◆ Task description: Take the lines beginning with the one that contains "What D3.js code" and ending with the one that contains "91, bottom: 516", and set them down exactly. Omit all pictures.

━━━ Information provided ━━━

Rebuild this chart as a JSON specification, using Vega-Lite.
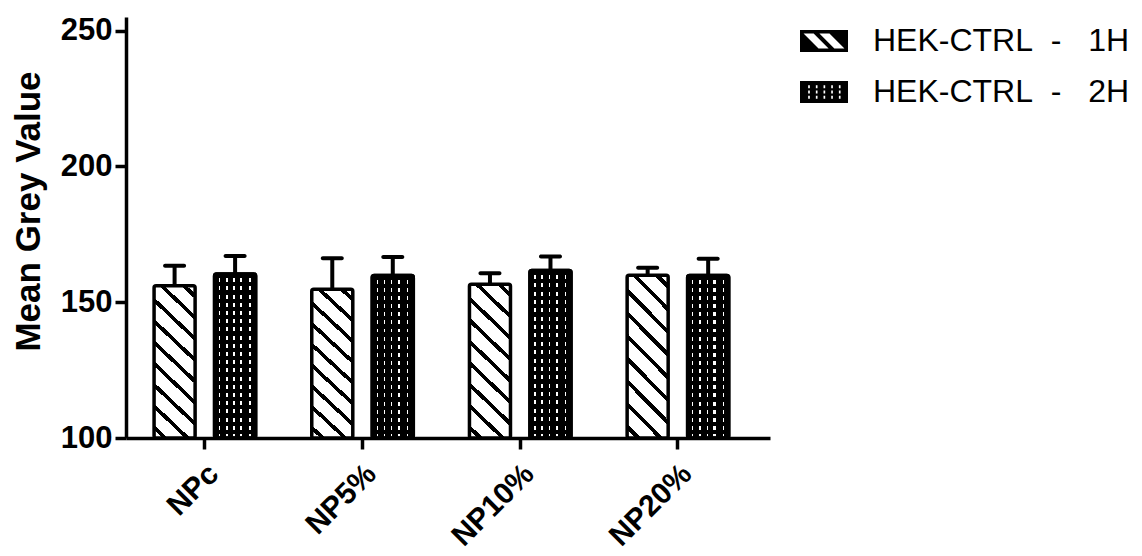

━━━
━━━ Information provided ━━━

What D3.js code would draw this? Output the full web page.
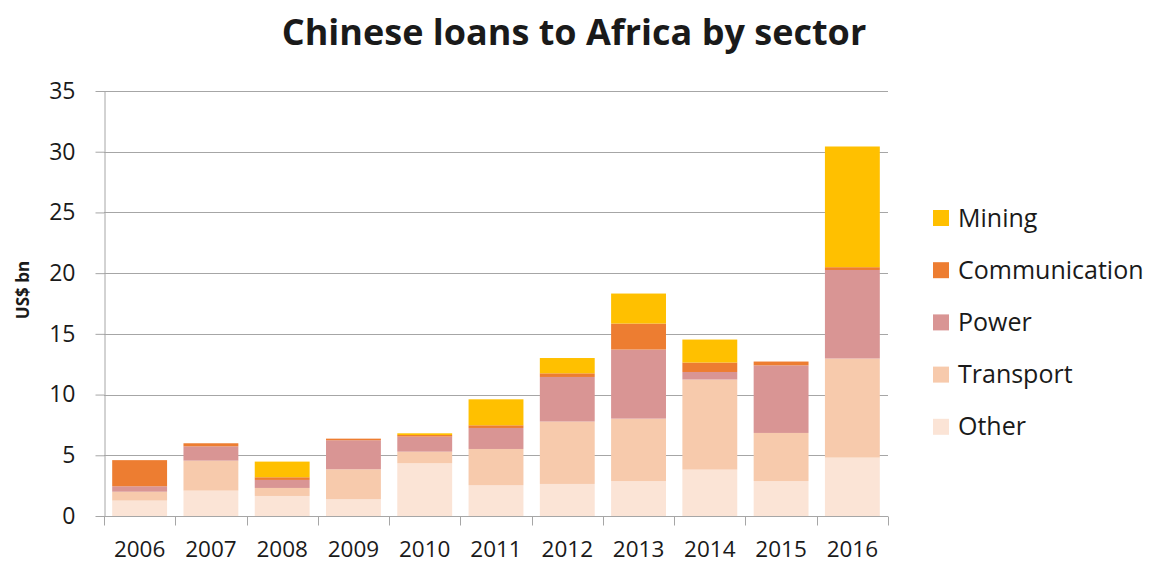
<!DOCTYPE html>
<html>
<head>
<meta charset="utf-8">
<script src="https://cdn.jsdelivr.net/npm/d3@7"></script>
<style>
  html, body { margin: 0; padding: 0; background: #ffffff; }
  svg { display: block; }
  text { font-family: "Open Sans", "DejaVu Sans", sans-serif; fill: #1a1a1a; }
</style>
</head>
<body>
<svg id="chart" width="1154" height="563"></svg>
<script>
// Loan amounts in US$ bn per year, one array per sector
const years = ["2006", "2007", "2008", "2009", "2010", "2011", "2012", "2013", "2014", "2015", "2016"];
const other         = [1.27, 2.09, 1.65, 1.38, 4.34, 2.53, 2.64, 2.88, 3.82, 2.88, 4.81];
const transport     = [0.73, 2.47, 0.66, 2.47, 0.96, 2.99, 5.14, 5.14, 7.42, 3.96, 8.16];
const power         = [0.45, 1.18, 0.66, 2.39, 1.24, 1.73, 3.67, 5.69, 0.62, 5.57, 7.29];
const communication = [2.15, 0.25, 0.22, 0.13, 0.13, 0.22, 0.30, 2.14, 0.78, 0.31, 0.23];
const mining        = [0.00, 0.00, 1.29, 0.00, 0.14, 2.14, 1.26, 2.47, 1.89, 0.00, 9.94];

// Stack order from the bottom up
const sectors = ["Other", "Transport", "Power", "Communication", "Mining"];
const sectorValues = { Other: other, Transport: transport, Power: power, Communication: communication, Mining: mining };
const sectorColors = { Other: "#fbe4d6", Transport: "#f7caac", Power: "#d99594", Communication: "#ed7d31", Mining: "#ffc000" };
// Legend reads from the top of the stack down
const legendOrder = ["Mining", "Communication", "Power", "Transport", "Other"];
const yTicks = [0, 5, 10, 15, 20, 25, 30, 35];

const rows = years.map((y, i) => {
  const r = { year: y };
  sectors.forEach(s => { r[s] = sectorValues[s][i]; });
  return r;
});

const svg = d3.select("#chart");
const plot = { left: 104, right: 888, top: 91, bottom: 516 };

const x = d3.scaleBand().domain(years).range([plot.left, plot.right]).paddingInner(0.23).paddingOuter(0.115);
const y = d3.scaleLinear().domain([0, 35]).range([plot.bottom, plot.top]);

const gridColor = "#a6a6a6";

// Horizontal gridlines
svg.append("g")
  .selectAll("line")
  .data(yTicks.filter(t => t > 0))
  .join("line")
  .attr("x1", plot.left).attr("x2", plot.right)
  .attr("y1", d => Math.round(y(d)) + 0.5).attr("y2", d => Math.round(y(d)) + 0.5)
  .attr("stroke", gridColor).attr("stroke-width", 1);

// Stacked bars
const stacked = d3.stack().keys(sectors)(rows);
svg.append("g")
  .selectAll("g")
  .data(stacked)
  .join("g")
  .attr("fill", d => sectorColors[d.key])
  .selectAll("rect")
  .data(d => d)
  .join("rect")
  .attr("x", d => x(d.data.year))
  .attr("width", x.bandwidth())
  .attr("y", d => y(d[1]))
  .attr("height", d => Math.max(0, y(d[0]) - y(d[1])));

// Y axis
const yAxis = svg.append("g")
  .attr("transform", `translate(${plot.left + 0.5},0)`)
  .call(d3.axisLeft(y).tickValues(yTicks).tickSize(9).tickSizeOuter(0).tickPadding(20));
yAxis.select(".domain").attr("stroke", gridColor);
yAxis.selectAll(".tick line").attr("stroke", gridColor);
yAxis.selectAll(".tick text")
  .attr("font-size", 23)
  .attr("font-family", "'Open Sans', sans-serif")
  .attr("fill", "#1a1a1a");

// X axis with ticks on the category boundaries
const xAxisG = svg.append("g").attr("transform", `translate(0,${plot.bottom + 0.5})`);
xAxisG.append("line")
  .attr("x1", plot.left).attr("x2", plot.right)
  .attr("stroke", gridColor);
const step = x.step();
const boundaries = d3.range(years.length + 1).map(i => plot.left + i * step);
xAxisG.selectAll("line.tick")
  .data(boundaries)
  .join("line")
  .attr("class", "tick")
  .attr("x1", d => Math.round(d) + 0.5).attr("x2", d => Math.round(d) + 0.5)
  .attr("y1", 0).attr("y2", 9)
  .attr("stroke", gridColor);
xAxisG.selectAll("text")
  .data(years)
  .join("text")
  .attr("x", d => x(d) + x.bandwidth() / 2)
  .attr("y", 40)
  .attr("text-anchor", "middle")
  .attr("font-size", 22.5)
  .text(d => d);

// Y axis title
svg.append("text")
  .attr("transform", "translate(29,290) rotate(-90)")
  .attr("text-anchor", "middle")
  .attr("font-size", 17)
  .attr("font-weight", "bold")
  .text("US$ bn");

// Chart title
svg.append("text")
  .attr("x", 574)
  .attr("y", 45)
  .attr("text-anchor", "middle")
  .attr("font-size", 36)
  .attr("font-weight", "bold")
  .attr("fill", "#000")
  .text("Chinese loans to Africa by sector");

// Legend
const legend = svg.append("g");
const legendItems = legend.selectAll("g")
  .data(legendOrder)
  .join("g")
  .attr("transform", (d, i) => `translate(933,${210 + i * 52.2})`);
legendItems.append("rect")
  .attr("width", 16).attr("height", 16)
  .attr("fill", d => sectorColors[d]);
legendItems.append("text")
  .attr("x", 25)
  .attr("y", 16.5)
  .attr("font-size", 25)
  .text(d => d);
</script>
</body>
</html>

━━━

◆ Answer to the exercise:
What D3.js code would draw this? Output the full web page.
<!DOCTYPE html>
<html>
<head>
<meta charset="utf-8">
<script src="https://cdn.jsdelivr.net/npm/d3@7"></script>
<style>
  html, body { margin: 0; padding: 0; background: #ffffff; }
  svg { display: block; }
  text { font-family: "Open Sans", "DejaVu Sans", sans-serif; fill: #1a1a1a; }
</style>
</head>
<body>
<svg id="chart" width="1154" height="563"></svg>
<script>
// Loan amounts in US$ bn per year, one array per sector
const years = ["2006", "2007", "2008", "2009", "2010", "2011", "2012", "2013", "2014", "2015", "2016"];
const other         = [1.27, 2.09, 1.65, 1.38, 4.34, 2.53, 2.64, 2.88, 3.82, 2.88, 4.81];
const transport     = [0.73, 2.47, 0.66, 2.47, 0.96, 2.99, 5.14, 5.14, 7.42, 3.96, 8.16];
const power         = [0.45, 1.18, 0.66, 2.39, 1.24, 1.73, 3.67, 5.69, 0.62, 5.57, 7.29];
const communication = [2.15, 0.25, 0.22, 0.13, 0.13, 0.22, 0.30, 2.14, 0.78, 0.31, 0.23];
const mining        = [0.00, 0.00, 1.29, 0.00, 0.14, 2.14, 1.26, 2.47, 1.89, 0.00, 9.94];

// Stack order from the bottom up
const sectors = ["Other", "Transport", "Power", "Communication", "Mining"];
const sectorValues = { Other: other, Transport: transport, Power: power, Communication: communication, Mining: mining };
const sectorColors = { Other: "#fbe4d6", Transport: "#f7caac", Power: "#d99594", Communication: "#ed7d31", Mining: "#ffc000" };
// Legend reads from the top of the stack down
const legendOrder = ["Mining", "Communication", "Power", "Transport", "Other"];
const yTicks = [0, 5, 10, 15, 20, 25, 30, 35];

const rows = years.map((y, i) => {
  const r = { year: y };
  sectors.forEach(s => { r[s] = sectorValues[s][i]; });
  return r;
});

const svg = d3.select("#chart");
const plot = { left: 104, right: 888, top: 91, bottom: 516 };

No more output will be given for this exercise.